Facilitating AI for cybersecurity research

CACR led a team piloting evaluation of a research prototype application designed to highlight collections of indicators, such as alerts, which represent attacker behavior during different types of cyberattacks, including novel attacker behavior. The ASSERT application, a collaboration with Ahmet Okutan and S. Jay Yang at Rochester Institute of Technology, uses theoretical-based measures to perform unsupervised learning from intrusion alerts across platforms. Over time, the system learns to build attack models, which may prove valuable for identifying attacks, determining their potential impact, and predicting future attacker behaviors. CACR worked closely with OmniSOC to validate the methodology and test the research prototype for use at OmniSOC for applicability to SOC workflows. The project used only data OmniSOC aggregated from IU as an exploration of machine learning approaches.

Leading the national conversation

CACR continued its leadership role in providing forums to further the exchange of knowledge and ideas through hosting/co-hosting or conducting workshops at key community events. Even as 2020 saw these events transition to a virtual format, attendance and participation remained strong.

NSF Summit on Cybersecurity and Cyberinfrastructure

In its role as lead organization for Trusted CI, CACR hosted a virtual version of the annual NSF Cybersecurity Summit. There were 287 members in attendance from 142 NSF projects and 16 of 20 NSF Large Facilities, including 27 students.

The CI/CS Workshop: The Community Together

ResearchSOC also co-sponsored and co-hosted the two-day “Cybersecurity and Cyberinfrastructure Workshop: The Community Together” with the Cyberinfrastructure Center of Excellence Pilot project. Over 200 professionals attended.

Trusted CI webinars

In 2020, Trusted CI hosted nine talks with 245 total attendees across 51 NSF projects, and over 700 total views.

ResearchSOC webinars

Throughout the year, ResearchSOC sponsored six webinars addressing key cybersecurity operational issues, with over 400 total attendees.

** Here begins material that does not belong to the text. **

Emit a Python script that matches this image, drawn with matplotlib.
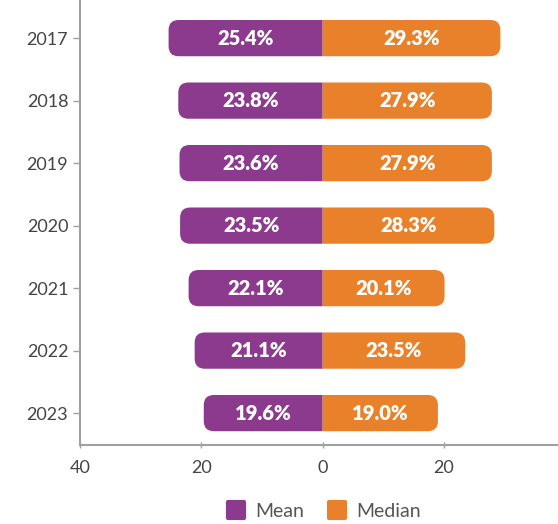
import matplotlib.pyplot as plt
from matplotlib.patches import PathPatch
from matplotlib.path import Path
from matplotlib.lines import Line2D
from matplotlib.markers import MarkerStyle

years = ["2017", "2018", "2019", "2020", "2021", "2022", "2023"]
mean_vals = [25.4, 23.8, 23.6, 23.5, 22.1, 21.1, 19.6]
median_vals = [29.3, 27.9, 27.9, 28.3, 20.1, 23.5, 19.0]

purple = "#8c3a8e"
orange = "#e8812a"

plt.rcParams["font.family"] = ["Lato", "DejaVu Sans"]

fig = plt.figure(figsize=(5.58, 5.24), dpi=100)
ax = fig.add_axes([0.1434, 0.1508, 0.8566, 0.8492])

bar_h = 0.58
ax.set_xlim(-40, 38.8)
ax.set_ylim(6.51, -0.61)

# corner radius: ~10 px in each direction
rx = 10 / 6.05
ry = 10 / 62.5


def outer_round_bar(y, val):
    # bar from 0 to val, only the far end rounded
    s = 1 if val >= 0 else -1
    top, bot = y - bar_h / 2, y + bar_h / 2
    e = val
    verts = [(0, top), (e - s * rx, top), (e, top), (e, top + ry),
             (e, bot - ry), (e, bot), (e - s * rx, bot), (0, bot), (0, top)]
    codes = [Path.MOVETO, Path.LINETO, Path.CURVE3, Path.CURVE3,
             Path.LINETO, Path.CURVE3, Path.CURVE3, Path.LINETO, Path.CLOSEPOLY]
    return Path(verts, codes)


for i, (m, md) in enumerate(zip(mean_vals, median_vals)):
    for val, col in [(-m, purple), (md, orange)]:
        ax.add_patch(PathPatch(outer_round_bar(i, val), facecolor=col,
                               edgecolor="none", zorder=2))
        ax.text(val / 2, i, f"{abs(val):.1f}%", ha="center", va="center",
                color="white", fontsize=14.5, fontweight="heavy", zorder=3)

ax.set_yticks(range(len(years)))
ax.set_yticklabels(years)
ax.set_xticks([-40, -20, 0, 20])
ax.set_xticklabels(["40", "20", "0", "20"])

for s in ["top", "right"]:
    ax.spines[s].set_visible(False)
for s in ["left", "bottom"]:
    ax.spines[s].set_color("#a0a0a0")
    ax.spines[s].set_linewidth(1.5)
ax.tick_params(axis="both", colors="#a0a0a0", labelcolor="#444444",
               labelsize=13, length=5, width=1)
ax.tick_params(axis="x", direction="inout", pad=8)

mk = MarkerStyle("s", joinstyle="round")
handles = [
    Line2D([], [], linestyle="none", marker=mk, markersize=11,
           markerfacecolor=purple, markeredgecolor=purple, markeredgewidth=3),
    Line2D([], [], linestyle="none", marker=mk, markersize=11,
           markerfacecolor=orange, markeredgecolor=orange, markeredgewidth=3),
]
ax.legend(handles, ["Mean", "Median"], loc="upper center",
          bbox_to_anchor=(0.51, -0.09), ncol=2, frameon=False,
          fontsize=14, handlelength=1.0, handletextpad=0.5,
          columnspacing=1.2, labelcolor="#555555")

fig.savefig("out.png", dpi=100)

The fourth Workshop on Trustworthy Scientific Cyberinfrastructure (TrustedCI@PEARC20)

The Workshop on Trusted Scientific Cyberinfrastructure at PEARC20 provided an opportunity for sharing experiences, recommendations, and solutions for addressing cybersecurity challenges in research computing. It included a COVID-19-focused presentation: “Analysis of attacks targeting remote workers and scientific computing infrastructure during the COVID-19 pandemic at NCSA/UIUC.” Held as part of the virtual PEARC event, the workshop provided a forum for information sharing and discussion among a broad range of attendees, including cyberinfrastructure operators, developers, and users. The workshop featured six presentations with over 60 professionals attending.

Cybersecurity engagement in a research environment workshop

In December, ResearchSOC held a free workshop addressing the challenges of providing cybersecurity for research projects in higher education. The “Cybersecurity Engagement in a Research Environment” workshop was a training and development opportunity for researcher-facing cybersecurity professionals. These professionals are responsible for applying standard security operations to the heterogeneous research ecosystem to develop research-specific cybersecurity approaches at their home institutions. Thirty-seven higher education security professionals attended the three-day virtual event.